Here’s a fun little activity for our readership: check out the U.S. National Debt Clock website and take a gander at the figure under, “U.S. National Debt”.

That number is a little over US$14 trillion (€9.67 trillion), and is probably one of the reasons President Obama is having trouble sleeping at night. Around 0.1% of that is the loss the U.S. Treasury suffered by bailing out two of America’s big three automakers: General Motors and Chrysler.

At the height of the Global Financial Crisis in 2008, the U.S. government spent $80 billion (€55.2 billion) to save the auto-industry. Of that amount, US$14.6 billion (€10.08 billion) has been lost, never to be reclaimed. It comes as sobering news given the current state of the U.S.’s ever-growing national debt.

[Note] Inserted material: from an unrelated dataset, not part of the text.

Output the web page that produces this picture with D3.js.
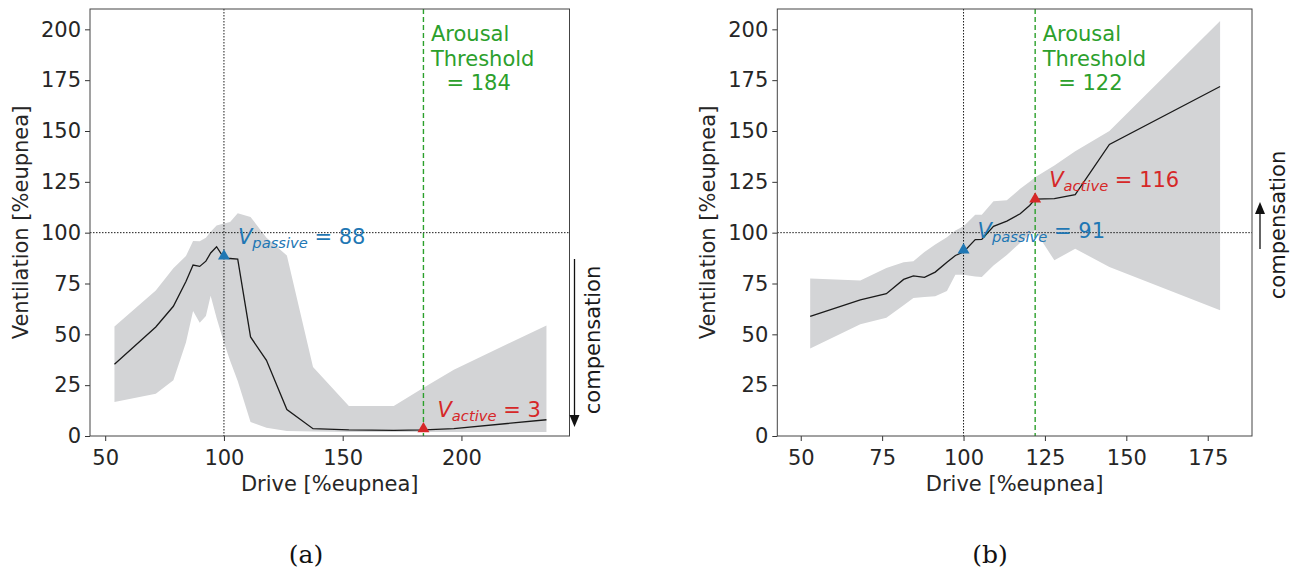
<!DOCTYPE html>
<html>
<head>
<meta charset="utf-8">
<script src="https://cdn.jsdelivr.net/npm/d3@7"></script>
<style>
  body { margin: 0; background: #fff; }
  text { font-family: "DejaVu Sans", sans-serif; }
  text.caption { font-family: "DejaVu Serif", "Liberation Serif", serif; }
</style>
</head>
<body>
<div id="chart-area"></div>
<script>
// panel (a)
var driveA = [53.9, 71.3, 78.7, 84.0, 87.0, 89.8, 92.4, 94.4, 96.9, 100.0, 102.6, 105.8, 111.2, 117.9, 126.5, 137.5, 152.6, 171.5, 184.2, 196.8, 235.8];
var ventA  = [35.3, 53.6, 63.8, 76.0, 84.1, 83.4, 86.0, 90.0, 93.1, 87.5, 87.3, 87.0, 48.7, 37.2, 13.0, 3.6, 3.0, 2.8, 3.0, 3.6, 8.0];
var highA  = [53.9, 71.6, 82.5, 88.5, 95.9, 95.8, 97.5, 100.5, 103.5, 104.5, 105.2, 109.5, 107.7, 97.5, 88.8, 33.9, 14.8, 14.8, 23.8, 32.6, 54.4];
var lowA   = [16.7, 20.8, 27.4, 46.0, 61.5, 55.7, 59.0, 69.0, 58.0, 46.0, 37.0, 27.0, 6.9, 4.0, 2.5, 2.2, 2.0, 2.0, 2.0, 2.0, 2.0];
var passiveA = [100, 88];
var activeA = [184, 3];
var thresholdA = 184;

// panel (b)
var driveB = [52.9, 68.3, 76.3, 81.6, 84.6, 88.0, 91.3, 94.9, 97.5, 100.0, 103.6, 105.6, 109.2, 113.3, 117.4, 120.3, 122.0, 127.9, 134.3, 144.8, 178.8];
var ventB  = [58.8, 67.0, 70.0, 77.0, 78.7, 78.0, 80.6, 85.5, 88.8, 90.5, 96.6, 96.7, 103.1, 105.7, 109.3, 113.4, 116.5, 116.7, 118.7, 143.4, 171.9];
var highB  = [77.4, 76.5, 82.6, 85.5, 86.0, 90.5, 94.2, 97.8, 101.1, 103.1, 108.8, 108.8, 115.4, 115.9, 121.6, 125.0, 127.3, 133.0, 140.0, 150.0, 204.1];
var lowB   = [43.0, 54.9, 58.2, 64.3, 67.9, 68.3, 68.7, 71.3, 79.3, 79.3, 78.5, 78.2, 83.9, 89.0, 95.0, 99.0, 101.0, 86.4, 92.1, 83.1, 61.8];
var passiveB = [100, 91];
var activeB = [122, 116];
var thresholdB = 122;

var yTicks = [0, 25, 50, 75, 100, 125, 150, 175, 200];
var xTicksA = [50, 100, 150, 200];
var xTicksB = [50, 75, 100, 125, 150, 175];

var width = 1296;
var height = 575;
var fontSize = 21;

var svg = d3.select("#chart-area").append("svg")
            .attr("width", width)
            .attr("height", height);

function drawPanel(p) {
  var w = p.width, h = p.height;
  var g = svg.append("g")
             .attr("transform", "translate(" + p.left + ", " + p.top + ")");

  var x = d3.scaleLinear().domain(p.xDomain).range([0, w]);
  var y = d3.scaleLinear().domain([0, 210]).range([h, 0]);

  var rows = p.drive.map(function(d, i) {
    return { drive: d, vent: p.vent[i], low: p.low[i], high: p.high[i] };
  });

  // std band
  var area = d3.area()
               .x(function(d) { return x(d.drive); })
               .y0(function(d) { return y(d.low); })
               .y1(function(d) { return y(d.high); });
  g.append("path").datum(rows)
    .attr("d", area)
    .attr("fill", "#d3d4d6");

  // reference lines
  g.append("line")
    .attr("x1", x(100)).attr("x2", x(100)).attr("y1", 0).attr("y2", h)
    .attr("stroke", "#000").attr("stroke-width", 0.9).attr("stroke-dasharray", "1.5,1.5");
  g.append("line")
    .attr("x1", 0).attr("x2", w).attr("y1", y(100)).attr("y2", y(100))
    .attr("stroke", "#000").attr("stroke-width", 0.9).attr("stroke-dasharray", "1.5,1.5");
  g.append("line")
    .attr("x1", x(p.threshold)).attr("x2", x(p.threshold)).attr("y1", 0).attr("y2", h)
    .attr("stroke", "#2ca02c").attr("stroke-width", 1.4).attr("stroke-dasharray", "5,3");

  // mean
  var line = d3.line()
               .x(function(d) { return x(d.drive); })
               .y(function(d) { return y(d.vent); });
  g.append("path").datum(rows)
    .attr("d", line)
    .attr("fill", "none")
    .attr("stroke", "#1a1a1a")
    .attr("stroke-width", 1.3);

  // markers
  var tri = d3.symbol().type(d3.symbolTriangle).size(62);
  [[p.passive, "#1f77b4"], [p.active, "#d62728"]].forEach(function(m) {
    g.append("path")
      .attr("d", tri)
      .attr("transform", "translate(" + x(m[0][0]) + ", " + (y(m[0][1]) - 1) + ")")
      .attr("fill", m[1]);
  });

  // V labels
  function vLabel(pt, sub, color) {
    var t = g.append("text")
             .attr("x", x(pt[0]) + 14)
             .attr("y", y(pt[1]) - 13)
             .attr("font-size", fontSize)
             .attr("fill", color);
    t.append("tspan").attr("font-style", "italic").text("V");
    t.append("tspan").attr("font-style", "italic").attr("font-size", fontSize * 0.7)
      .attr("dy", 4).text(sub);
    t.append("tspan").attr("dy", -4).text(" = " + pt[1]);
  }
  vLabel(p.passive, "passive", "#1f77b4");
  vLabel(p.active, "active", "#d62728");

  // threshold label
  var thr = ["Arousal", "Threshold", "= " + p.threshold];
  thr.forEach(function(s, i) {
    g.append("text")
      .attr("x", x(p.threshold) + (i == 2 ? 23 : 7.5))
      .attr("y", 32 + i * 24.5)
      .attr("font-size", fontSize)
      .attr("fill", "#2ca02c")
      .text(s);
  });

  // axes
  var leftAxis = d3.axisLeft(y).tickValues(yTicks).tickSize(5).tickPadding(4);
  var bottomAxis = d3.axisBottom(x).tickValues(p.xTicks).tickSize(5).tickPadding(5);

  var ya = g.append("g").call(leftAxis);
  var xa = g.append("g").attr("transform", "translate(0, " + h + ")").call(bottomAxis);
  [ya, xa].forEach(function(a) {
    a.select(".domain").remove();
    a.selectAll("line").attr("stroke", "#333").attr("stroke-width", 1);
    a.selectAll("text")
      .attr("font-size", fontSize)
      .attr("font-family", "DejaVu Sans")
      .attr("fill", "#262626");
  });
  xa.selectAll("text").attr("dy", "0.9em");

  g.append("rect")
    .attr("width", w).attr("height", h)
    .attr("fill", "none")
    .attr("stroke", "#444")
    .attr("stroke-width", 1);

  g.append("text")
    .attr("x", w / 2)
    .attr("y", h + 55)
    .attr("font-size", fontSize)
    .attr("text-anchor", "middle")
    .attr("fill", "#262626")
    .text("Drive [%eupnea]");

  g.append("text")
    .attr("x", -h / 2)
    .attr("y", -62)
    .attr("font-size", fontSize)
    .attr("text-anchor", "middle")
    .attr("transform", "rotate(-90)")
    .attr("fill", "#262626")
    .text("Ventilation [%eupnea]");

  // compensation arrow
  var ax = w + p.arrowDx;
  var dir = p.arrowTo > p.arrowFrom ? -1 : 1;
  g.append("line")
    .attr("x1", ax).attr("x2", ax)
    .attr("y1", p.arrowFrom).attr("y2", p.arrowTo + dir * 8)
    .attr("stroke", "#111").attr("stroke-width", 1.3);
  g.append("path")
    .attr("d", "M" + (ax - 5) + "," + (p.arrowTo + dir * 12) +
               " L" + (ax + 5) + "," + (p.arrowTo + dir * 12) +
               " L" + ax + "," + p.arrowTo + " Z")
    .attr("fill", "#111");

  g.append("text")
    .attr("x", -p.compY)
    .attr("y", w + p.compDx)
    .attr("font-size", fontSize)
    .attr("text-anchor", "middle")
    .attr("transform", "rotate(-90)")
    .attr("fill", "#1a1a1a")
    .text("compensation");

  svg.append("text")
    .attr("class", "caption")
    .attr("x", p.captionX)
    .attr("y", 563)
    .attr("font-size", 25)
    .attr("text-anchor", "middle")
    .attr("fill", "#111")
    .text(p.caption);
}

drawPanel({
  left: 90, top: 9, width: 479.5, height: 427,
  xDomain: [43.6, 245.5], xTicks: xTicksA,
  drive: driveA, vent: ventA, low: lowA, high: highA,
  passive: passiveA, active: activeA, threshold: thresholdA,
  arrowDx: 5, arrowFrom: 250, arrowTo: 418,
  compY: 331, compDx: 30,
  caption: "(a)", captionX: 306
});

drawPanel({
  left: 777.3, top: 9, width: 474.7, height: 427,
  xDomain: [42.8, 188.6], xTicks: xTicksB,
  drive: driveB, vent: ventB, low: lowB, high: highB,
  passive: passiveB, active: activeB, threshold: thresholdB,
  arrowDx: 8, arrowFrom: 240, arrowTo: 193,
  compY: 216, compDx: 33,
  caption: "(b)", captionX: 990
});
</script>
</body>
</html>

On the plus side, the Center for Automotive Research (CAR) estimates that, if nothing was done, the failure of GM and Chrysler would have cost America $28.6 billion (€19.73 billion) in lost taxes and unemployment benefits over the first two years alone. And that doesn’t include business tax and tax revenue from state and federal governments.

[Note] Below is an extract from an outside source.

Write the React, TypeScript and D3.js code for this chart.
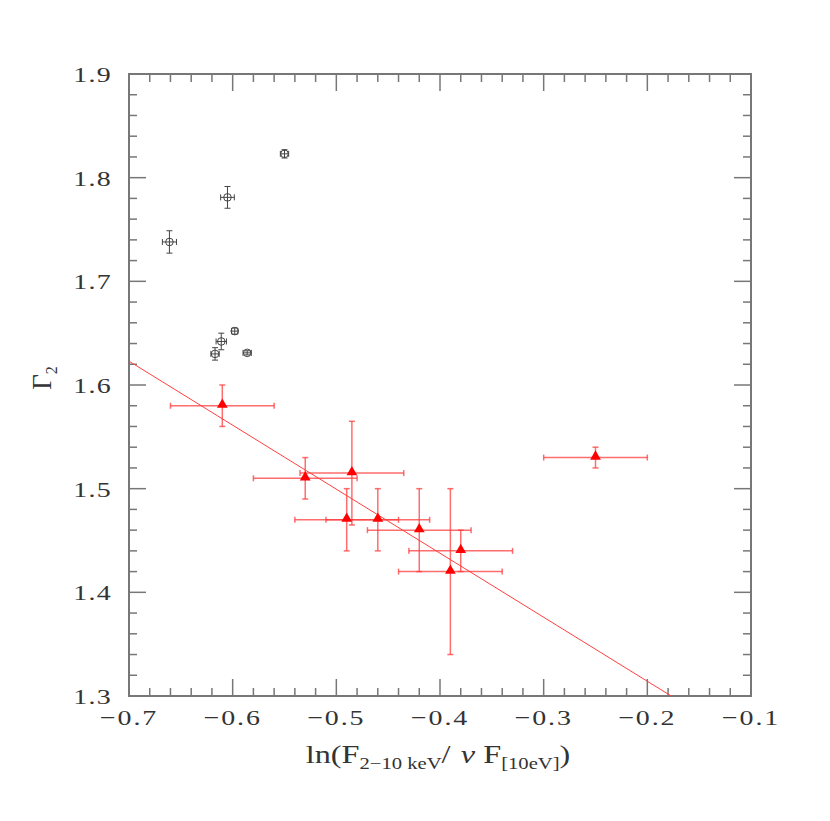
import React from "react";
import * as d3 from "d3";

// Black open-circle points
const blackX = [-0.55, -0.605, -0.661, -0.598, -0.611, -0.617, -0.586];
const blackY = [1.823, 1.781, 1.738, 1.652, 1.642, 1.63, 1.631];
const blackXErr = [0.004, 0.0066, 0.0068, 0.003, 0.005, 0.004, 0.004];
const blackYErr = [0.004, 0.0105, 0.0108, 0.003, 0.008, 0.006, 0.002];

// Red triangle points
const redX = [-0.61, -0.53, -0.485, -0.49, -0.46, -0.42, -0.38, -0.39, -0.25];
const redY = [1.58, 1.51, 1.515, 1.47, 1.47, 1.46, 1.44, 1.42, 1.53];
const redXErr = [0.05, 0.05, 0.05, 0.05, 0.05, 0.05, 0.05, 0.05, 0.05];
const redYErr = [0.02, 0.02, 0.05, 0.03, 0.03, 0.04, 0.02, 0.08, 0.01];

// Fit line endpoints
const fitX = [-0.7, -0.177];
const fitY = [1.623, 1.3];

const xTicks = [-0.7, -0.6, -0.5, -0.4, -0.3, -0.2, -0.1];
const yTicks = [1.3, 1.4, 1.5, 1.6, 1.7, 1.8, 1.9];

export default function App() {
  const W = 830, H = 821;
  const L = 129, R = 751, T = 74, B = 696;
  const x = d3.scaleLinear().domain([-0.7, -0.1]).range([L, R]);
  const y = d3.scaleLinear().domain([1.3, 1.9]).range([B, T]);
  const minorX = d3.range(-0.7, -0.0999, 0.02).filter((v) => !xTicks.some((t) => Math.abs(t - v) < 1e-6));
  const minorY = d3.range(1.3, 1.9001, 0.02).filter((v) => !yTicks.some((t) => Math.abs(t - v) < 1e-6));
  const axisColor = "#777";
  const fmt = (v: number) => (v < 0 ? "\u2212" + Math.abs(v).toFixed(1) : v.toFixed(1));
  const tri = d3.symbol().type(d3.symbolTriangle).size(50)();
  const redErr = "rgba(255,60,60,0.75)";
  const blackErr = "#444";
  const cap = 3;
  const line = d3.line<number>().x((_, i) => x(fitX[i])).y((_, i) => y(fitY[i]));
  const font = "'Liberation Serif', serif";
  const sx = 1.27;

  return (
    <svg width={W} height={H} style={{ position: "absolute", left: 0, top: 0, background: "#fff" }}>
      <defs>
        <clipPath id="plotclip">
          <rect x={L} y={T} width={R - L} height={B - T} />
        </clipPath>
      </defs>
      {/* ticks */}
      <g stroke={axisColor} strokeWidth={1.5}>
        {xTicks.map((t, i) => (
          <g key={"xt" + i}>
            <line x1={x(t)} x2={x(t)} y1={B} y2={B - 17} />
            <line x1={x(t)} x2={x(t)} y1={T} y2={T + 17} />
          </g>
        ))}
        {minorX.map((t, i) => (
          <g key={"xm" + i}>
            <line x1={x(t)} x2={x(t)} y1={B} y2={B - 8} />
            <line x1={x(t)} x2={x(t)} y1={T} y2={T + 8} />
          </g>
        ))}
        {yTicks.map((t, i) => (
          <g key={"yt" + i}>
            <line x1={L} x2={L + 17} y1={y(t)} y2={y(t)} />
            <line x1={R} x2={R - 17} y1={y(t)} y2={y(t)} />
          </g>
        ))}
        {minorY.map((t, i) => (
          <g key={"ym" + i}>
            <line x1={L} x2={L + 8} y1={y(t)} y2={y(t)} />
            <line x1={R} x2={R - 8} y1={y(t)} y2={y(t)} />
          </g>
        ))}
      </g>
      <rect x={L} y={T} width={R - L} height={B - T} fill="none" stroke={axisColor} strokeWidth={2} />

      {/* tick labels */}
      <g fontFamily={font} fontSize={22} fill="#333">
        {xTicks.map((t, i) => (
          <text key={"xl" + i} transform={`translate(${x(t)},725) scale(${sx},1)`} textAnchor="middle" letterSpacing={1.5}>{fmt(t)}</text>
        ))}
        {yTicks.map((t, i) => (
          <text key={"yl" + i} transform={`translate(112,${y(t) + 8}) scale(${sx},1)`} textAnchor="end" letterSpacing={1}>{fmt(t)}</text>
        ))}
      </g>

      {/* axis titles */}
      <text transform={`translate(438,763) scale(1.29,1)`} textAnchor="middle" fontFamily={font} fontSize={25} fill="#333">
        ln(F<tspan fontSize={16} dy={6}>2−10 keV</tspan><tspan dy={-6}>/</tspan>
        <tspan fontStyle="italic" dx={8}>ν</tspan> F<tspan fontSize={16} dy={6}>[10eV]</tspan><tspan dy={-6}>)</tspan>
      </text>
      <text transform={`translate(51,378) rotate(-90)`} textAnchor="middle" fontFamily={font} fontSize={27} fill="#333">
        Γ<tspan fontSize={16} dy={6}>2</tspan>
      </text>

      <g clipPath="url(#plotclip)">
        {/* fit line */}
        <path d={line(fitX) || ""} stroke="#ff4040" strokeWidth={1} fill="none" />

        {/* black points */}
        {blackX.map((vx, i) => {
          const cx = x(vx), cy = y(blackY[i]);
          const x0 = x(vx - blackXErr[i]), x1 = x(vx + blackXErr[i]);
          const y0 = y(blackY[i] - blackYErr[i]), y1 = y(blackY[i] + blackYErr[i]);
          return (
            <g key={"b" + i} stroke={blackErr} strokeWidth={1} fill="none">
              <line x1={x0} x2={x1} y1={cy} y2={cy} />
              <line x1={cx} x2={cx} y1={y0} y2={y1} />
              <line x1={x0} x2={x0} y1={cy - cap} y2={cy + cap} />
              <line x1={x1} x2={x1} y1={cy - cap} y2={cy + cap} />
              <line x1={cx - cap} x2={cx + cap} y1={y0} y2={y0} />
              <line x1={cx - cap} x2={cx + cap} y1={y1} y2={y1} />
              <circle cx={cx} cy={cy} r={3.8} />
            </g>
          );
        })}

        {/* red points */}
        {redX.map((vx, i) => {
          const cx = x(vx), cy = y(redY[i]);
          const x0 = x(vx - redXErr[i]), x1 = x(vx + redXErr[i]);
          const y0 = y(redY[i] - redYErr[i]), y1 = y(redY[i] + redYErr[i]);
          return (
            <g key={"r" + i} stroke={redErr} strokeWidth={1.5} fill="none">
              <line x1={x0} x2={x1} y1={cy} y2={cy} />
              <line x1={cx} x2={cx} y1={y0} y2={y1} />
              <line x1={x0} x2={x0} y1={cy - cap} y2={cy + cap} />
              <line x1={x1} x2={x1} y1={cy - cap} y2={cy + cap} />
              <line x1={cx - cap} x2={cx + cap} y1={y0} y2={y0} />
              <line x1={cx - cap} x2={cx + cap} y1={y1} y2={y1} />
            </g>
          );
        })}
        {redX.map((vx, i) => (
          <path key={"rt" + i} d={tri || ""} transform={`translate(${x(vx)},${y(redY[i]) - 1})`} fill="#ff0000" stroke="none" />
        ))}
      </g>
    </svg>
  );
}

More alarmingly, in just the first year some 1 million jobs – atop the 400,000 already lost in the twelve months leading up to the bailout – would have been lost had GM and Chrysler gone under.

In the post-bailout aftermath, some 113,000 of those jobs have been reclaimed. Furthermore, 15,720 new positions have been created at GM and 6,000 at Chrysler. GM also invested US$5.4 billion (€3.73 billion) back into the U.S. economy while Chrysler invested US$3.2 billion (€2.21 billion).

Not that GM and Chrysler are completely blameless, mind you. For years they poured millions into companies like GMAC and Cerberus Capital Management while producing substandard, badge-engineered automobiles nobody wanted to buy.

They let their bread and butter models suffer while sinking millions into halo cars and hastily dismissed quality concerns. At the same time, their Japanese and South Korean competitors claimed more and more of the U.S. auto market.

No, GM and Chrysler are not completely blameless in the fiasco that was the Global Financial Crisis. Like the banks, the politicians and the public both in the U.S. and abroad, they are left with the knowledge that they were partly responsible for what happened back in 2008 – and what could so easily happen again.